_WRITTEN INSTRUCTION_: Reproduce the listing below exactly, beginning with its first line and ending with the line that holds "Arial, Helvetica, sans-serif';"; pictures are not part of the copy.

_DATASET EXTRACT_:
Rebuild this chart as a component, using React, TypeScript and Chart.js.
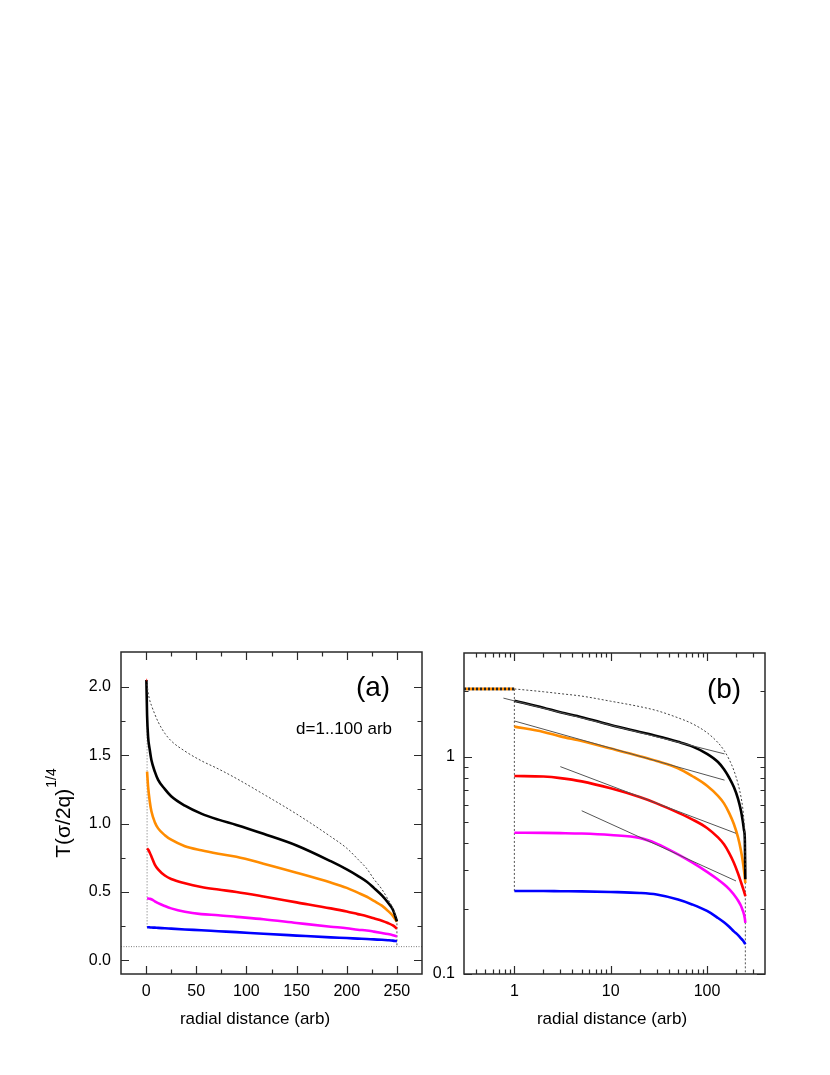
import React, { useEffect, useRef } from 'react';
import { Chart, registerables } from 'chart.js';

Chart.register(...registerables);

const FONT = '"Liberation Sans", Arial, Helvetica, sans-serif';

// ---------------- panel (a): linear radial distance ----------------
const radiusA = [1, 2, 3.7, 5.3, 8.7, 12, 18.7, 25, 38.7, 55, 72, 90, 117, 150, 184, 200, 211, 220, 227, 235, 241, 246, 250];
const blackA = [1.793, 1.635, 1.538, 1.465, 1.38, 1.32, 1.252, 1.2, 1.131, 1.073, 1.029, 0.99, 0.925, 0.84, 0.725, 0.665, 0.618, 0.575, 0.53, 0.475, 0.423, 0.37, 0.285];
const orangeA = [1.38, 1.27, 1.16, 1.09, 1.01, 0.965, 0.915, 0.882, 0.835, 0.805, 0.78, 0.757, 0.707, 0.641, 0.569, 0.53, 0.495, 0.465, 0.435, 0.4, 0.362, 0.325, 0.282];
const redA = [0.818, 0.81, 0.787, 0.76, 0.7, 0.665, 0.62, 0.595, 0.564, 0.537, 0.518, 0.5, 0.467, 0.424, 0.38, 0.357, 0.338, 0.323, 0.307, 0.29, 0.273, 0.255, 0.232];
const magentaA = [0.452, 0.452, 0.45, 0.447, 0.432, 0.418, 0.397, 0.38, 0.355, 0.338, 0.33, 0.318, 0.3, 0.273, 0.246, 0.235, 0.224, 0.218, 0.21, 0.2, 0.192, 0.184, 0.176];
const blueA = [0.242, 0.242, 0.241, 0.24, 0.239, 0.237, 0.235, 0.232, 0.226, 0.22, 0.213, 0.206, 0.194, 0.181, 0.168, 0.163, 0.159, 0.156, 0.153, 0.15, 0.147, 0.144, 0.14];
const limitA = [2.02, 1.96, 1.9, 1.865, 1.8, 1.744, 1.66, 1.605, 1.53, 1.46, 1.4, 1.33, 1.215, 1.07, 0.905, 0.82, 0.74, 0.67, 0.595, 0.52, 0.447, 0.38, 0.3];

// ---------------- panel (b): log-log ----------------
const radiusB = [1, 2, 3, 5, 10, 20, 30, 50, 70, 100, 130, 150, 170, 190, 210, 225, 235, 242, 247, 250];
const blackB = [1.81, 1.68, 1.6, 1.52, 1.4, 1.3, 1.245, 1.17, 1.115, 1.03, 0.945, 0.875, 0.8, 0.725, 0.64, 0.565, 0.505, 0.46, 0.415, 0.273];
const orangeB = [1.375, 1.3, 1.24, 1.18, 1.09, 1.005, 0.955, 0.885, 0.815, 0.735, 0.66, 0.61, 0.55, 0.49, 0.425, 0.37, 0.33, 0.3, 0.277, 0.262];
const redB = [0.815, 0.81, 0.797, 0.77, 0.715, 0.652, 0.61, 0.553, 0.515, 0.47, 0.425, 0.395, 0.36, 0.325, 0.29, 0.265, 0.25, 0.24, 0.233, 0.228];
const magentaB = [0.447, 0.446, 0.445, 0.443, 0.436, 0.423, 0.398, 0.355, 0.326, 0.295, 0.272, 0.259, 0.246, 0.232, 0.218, 0.206, 0.196, 0.188, 0.18, 0.172];
const blueB = [0.241, 0.241, 0.2405, 0.24, 0.2385, 0.236, 0.232, 0.22, 0.209, 0.195, 0.181, 0.173, 0.165, 0.157, 0.151, 0.146, 0.143, 0.1405, 0.1385, 0.137];
const limitB = [2.05, 1.99, 1.95, 1.9, 1.8, 1.7, 1.63, 1.51, 1.42, 1.29, 1.16, 1.07, 0.97, 0.865, 0.75, 0.655, 0.58, 0.505, 0.43, 0.3];

// ---------------- guide lines ----------------
const capRadius = [0.3, 1];
const capLevel = [2.05, 2.05];
const stepRadius = [1, 1];
const stepLevel = [2.05, 0.241];
const edgeRadius = [250, 250];
const edgeLevelA = [0.3, 0.1];
const edgeLevelB = [0.3, 0.1];
const floorRadius = [-25, 275];
const floorLevel = [0.1, 0.1];
const tangentRadius = [[0.77, 152], [1, 152], [3, 200], [5, 200]];
const tangentLevel = [[1.86, 1.03], [1.46, 0.78], [0.9, 0.444], [0.564, 0.268]];

// ---------------- ticks ----------------
const xMajorA = [0, 50, 100, 150, 200, 250];
const xMinorA = [25, 75, 125, 175, 225];
const yMajorA = [0, 0.5, 1, 1.5, 2];
const yMinorA = [0.25, 0.75, 1.25, 1.75];
const xMajorB = [1, 10, 100];
const xMinorB = [0.4, 0.5, 0.6, 0.7, 0.8, 0.9, 2, 3, 4, 5, 6, 7, 8, 9, 20, 30, 40, 50, 60, 70, 80, 90, 200, 300];
const yMajorB = [0.1, 1];
const yMinorB = [0.2, 0.3, 0.4, 0.5, 0.6, 0.7, 0.8, 0.9, 2];

const COLORS = { black: '#000000', orange: '#ff8c00', red: '#ff0000', magenta: '#ff00ff', blue: '#0000ff' };

const pts = (xs: number[], ys: number[]) => xs.map((x, i) => ({ x, y: ys[i] }));

const curve = (label: string, data: any[], color: string, order: number) => ({
  label, data, borderColor: color, backgroundColor: color, borderWidth: 2.6,
  pointRadius: 0, cubicInterpolationMode: 'monotone', fill: false, order,
});

const guide = (label: string, data: any[], color: string, width: number, dash: number[], order: number, smooth = false, dashOffset = 0) => ({
  label, data, borderColor: color, backgroundColor: color, borderWidth: width, borderDash: dash,
  borderDashOffset: dashOffset, pointRadius: 0, fill: false, order,
  ...(smooth ? { cubicInterpolationMode: 'monotone' } : { tension: 0 }),
});

type Area = { left: number; right: number; top: number; bottom: number };

function framePlugin(xMajor: number[], xMinor: number[], yMajor: number[], yMinor: number[], drawText: (ctx: CanvasRenderingContext2D, a: Area) => void) {
  return {
    id: 'frameTicks',
    afterDatasetsDraw(chart: any) {
      const { ctx, chartArea } = chart;
      const { left, right, top, bottom } = chartArea;
      const xs = chart.scales.x;
      const ys = chart.scales.y;
      ctx.save();
      ctx.strokeStyle = '#2a2a2a';
      ctx.lineWidth = 1.2;
      ctx.beginPath();
      const xt = (vals: number[], len: number) => vals.forEach((v) => {
        const p = Math.round(xs.getPixelForValue(v)) + 0.5;
        ctx.moveTo(p, bottom); ctx.lineTo(p, bottom - len);
        ctx.moveTo(p, top); ctx.lineTo(p, top + len);
      });
      const yt = (vals: number[], len: number) => vals.forEach((v) => {
        const p = Math.round(ys.getPixelForValue(v)) + 0.5;
        ctx.moveTo(left, p); ctx.lineTo(left + len, p);
        ctx.moveTo(right, p); ctx.lineTo(right - len, p);
      });
      xt(xMajor, 8); xt(xMinor, 4.5); yt(yMajor, 8); yt(yMinor, 4.5);
      ctx.stroke();
      ctx.lineWidth = 1.5;
      ctx.strokeRect(left, top, right - left, bottom - top);
      ctx.fillStyle = '#000';
      drawText(ctx, chartArea);
      ctx.restore();
    },
  };
}

function axisCommon(size: number, fixed: 'w' | 'h', major: number[], fmt: (v: number) => string, pad: number) {
  return {
    grid: { display: false, drawTicks: false },
    border: { display: false },
    afterBuildTicks: (s: any) => { s.ticks = major.map((v) => ({ value: v })); },
    afterFit: (s: any) => {
      if (fixed === 'w') { s.width = size; s.paddingTop = 0; s.paddingBottom = 0; }
      else { s.height = size; s.paddingLeft = 0; s.paddingRight = 0; }
    },
    ticks: { font: { family: FONT, size: 16 }, color: '#000', padding: pad, autoSkip: false, maxRotation: 0, minRotation: 0, callback: (v: any) => fmt(Number(v)) },
  };
}

function configA(): any {
  const drawText = (ctx: CanvasRenderingContext2D, a: Area) => {
    ctx.textBaseline = 'middle';
    ctx.textAlign = 'center';
    ctx.font = `28px ${FONT}`;
    ctx.fillText('(a)', a.right - 49, a.top + 36);
    ctx.font = `17px ${FONT}`;
    ctx.textAlign = 'right';
    ctx.fillText('d=1..100 arb', a.right - 30, a.top + 77);
    ctx.textAlign = 'center';
    ctx.fillText('radial distance (arb)', a.left + 134, a.bottom + 45);
    // rotated y title with superscript
    const main = 'T(\u03c3/2q)';
    const sup = '1/4';
    ctx.font = `21px ${FONT}`;
    const wMain = ctx.measureText(main).width;
    ctx.font = `14px ${FONT}`;
    const wSup = ctx.measureText(sup).width;
    const total = wMain + 1 + wSup;
    ctx.save();
    ctx.translate(a.left - 51, (a.top + a.bottom) / 2);
    ctx.rotate(-Math.PI / 2);
    ctx.textAlign = 'left';
    ctx.textBaseline = 'alphabetic';
    ctx.font = `21px ${FONT}`;
    ctx.fillText(main, -total / 2, 0);
    ctx.font = `14px ${FONT}`;
    ctx.fillText(sup, -total / 2 + wMain + 1, -14);
    ctx.restore();
  };
  return {
    type: 'line',
    data: {
      datasets: [
        guide('floor', pts(floorRadius, floorLevel), '#7a7a7a', 1, [1, 1.5], 9),
        guide('step', pts(stepRadius, stepLevel), '#a0a0a0', 1, [1.5, 1.5], 8),
        guide('edge', pts(edgeRadius, edgeLevelA), '#555555', 1, [2, 2], 8),
        curve('blue', pts(radiusA, blueA), COLORS.blue, 6),
        curve('magenta', pts(radiusA, magentaA), COLORS.magenta, 5),
        curve('red', pts(radiusA, redA), COLORS.red, 4),
        curve('orange', pts(radiusA, orangeA), COLORS.orange, 3),
        curve('black', pts([capRadius[0], ...radiusA], [capLevel[0], ...blackA]), COLORS.black, 2),
        guide('cap', pts(capRadius, capLevel), COLORS.red, 2.6, [], 1),
        guide('limit', pts(radiusA, limitA), '#444444', 1, [2, 2], 1, true),
      ],
    },
    options: {
      responsive: false,
      animation: false,
      devicePixelRatio: 1,
      layout: { padding: { left: 0, right: 3, top: 52, bottom: 0 } },
      plugins: { legend: { display: false }, tooltip: { enabled: false } },
      scales: {
        x: { type: 'linear', min: -25, max: 275, ...axisCommon(101, 'h', xMajorA, (v) => String(v), 8) },
        y: { type: 'linear', min: -0.1, max: 2.255, ...axisCommon(121, 'w', yMajorA, (v) => v.toFixed(1), 10) },
      },
    },
    plugins: [framePlugin(xMajorA, xMinorA, yMajorA, yMinorA, drawText)],
  };
}

function configB(): any {
  const drawText = (ctx: CanvasRenderingContext2D, a: Area) => {
    ctx.textBaseline = 'middle';
    ctx.textAlign = 'center';
    ctx.font = `28px ${FONT}`;
    ctx.fillText('(b)', a.right - 41, a.top + 37);
    ctx.font = `17px ${FONT}`;
    ctx.fillText('radial distance (arb)', a.left + 148, a.bottom + 45);
  };
  const tangents = tangentRadius.map((r, i) => guide('tangent' + i, pts(r, tangentLevel[i]), '#555555', 1, [], 0));
  const fmtLog = (v: number) => {
    const l = Math.log10(v);
    return Math.abs(l - Math.round(l)) < 1e-9 ? String(Number(v.toPrecision(3))) : '';
  };
  return {
    type: 'line',
    data: {
      datasets: [
        guide('step', pts(stepRadius, stepLevel), '#555555', 1, [2, 2], 8),
        guide('edge', pts(edgeRadius, edgeLevelB), '#555555', 1, [2, 2], 8),
        curve('blue', pts(radiusB, blueB), COLORS.blue, 6),
        curve('magenta', pts(radiusB, magentaB), COLORS.magenta, 5),
        curve('red', pts(radiusB, redB), COLORS.red, 4),
        curve('orange', pts(radiusB, orangeB), COLORS.orange, 3),
        curve('black', pts(radiusB, blackB), COLORS.black, 2),
        guide('cap', pts(capRadius, capLevel), '#222222', 3, [2, 2], 2),
        guide('capColour', pts(capRadius, capLevel), COLORS.orange, 3, [2, 2], 2, false, 2),
        guide('limit', pts(radiusB, limitB), '#444444', 1, [2, 2], 1, true),
        ...tangents,
      ],
    },
    options: {
      responsive: false,
      animation: false,
      devicePixelRatio: 1,
      layout: { padding: { left: 0, right: 65, top: 53, bottom: 0 } },
      plugins: { legend: { display: false }, tooltip: { enabled: false } },
      scales: {
        x: { type: 'logarithmic', min: 0.3, max: 400, ...axisCommon(101, 'h', xMajorB, fmtLog, 8) },
        y: { type: 'logarithmic', min: 0.1, max: 3, ...axisCommon(39, 'w', yMajorB, fmtLog, 9) },
      },
    },
    plugins: [framePlugin(xMajorB, xMinorB, yMajorB, yMinorB, drawText)],
  };
}

export default function App() {
  const refA = useRef<HTMLCanvasElement>(null);
  const refB = useRef<HTMLCanvasElement>(null);
  useEffect(() => {
    const a = new Chart(refA.current as HTMLCanvasElement, configA());
    const b = new Chart(refB.current as HTMLCanvasElement, configB());
    return () => { a.destroy(); b.destroy(); };
  }, []);
  return (
    <div style={{ position: 'absolute', left: 0, top: 0, width: 830, height: 1075, background: '#ffffff' }}>
      <canvas ref={refA} width={425} height={475} style={{ position: 'absolute', left: 0, top: 600, width: 425, height: 475 }} />
      <canvas ref={refB} width={405} height={475} style={{ position: 'absolute', left: 425, top: 600, width: 405, height: 475 }} />
    </div>
  );
}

_CORRECT OUTPUT_:
Rebuild this chart as a component, using React, TypeScript and Chart.js.
import React, { useEffect, useRef } from 'react';
import { Chart, registerables } from 'chart.js';

Chart.register(...registerables);

const FONT = '"Liberation Sans", Arial, Helvetica, sans-serif';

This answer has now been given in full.